The new synagogue, a frame building painted light brown and trimmed in a darker shade, served the congregation for nearly half a century. In the 1930’s there was a major renovation, highlighted by the painting of clouds in a blue sky in the arch above the semi-circular bimah. The bimah had stairs on either side leading up from the men’s pews in front of it and a curved stained wood railing and balustrade. Amber stained-glass windows provided a sense of seclusion in the sanctuary, for the neighboring buildings, especially on the west side of the synagogue, stood close by.

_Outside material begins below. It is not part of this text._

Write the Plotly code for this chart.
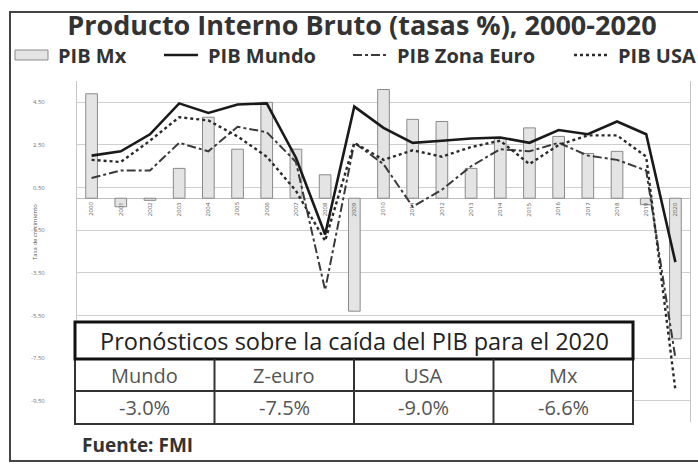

For years it was usual for a boy’s bar mitzvah celebration to take place at Saturday morning Shabbat services. There was a sense of community in the festivities, as the thirteen-year~old participated in the services, read the Torah blessings, and chanted his Haftorah. After the service, family and friends gathered in the vestry below the sanctuary for lunch, usually prepared by the women of the family with help from other members of the congregation. The kosher kitchen adjacent to the vestry was a cheerful place, where many hands made light work and where eagle eyes made sure that no one violated the rules of kashruth. Undoubtedly hired accommodators were used on occasion, but the celebrations had about them a homemade, family feeling.
An awareness of the needs of the less fortunate members of the congregation had early created a special role for the women. The Ladies’ Aid and Benevolent Association of Adath Yeshurun came into being in 1910, eventually becoming the Temple Sisterhood. Women brought their homemak-ing and business skills together into the synagogue structure, organizing fund-raising activities, rummage sales, bazaars and social and cultural affairs. Dozens of women served as leaders over the years. Among them was Sadie Flaxman, daughter of immigrants from eastern Europe, who was born in New York and finished her schooling in Hartford, Connecticut.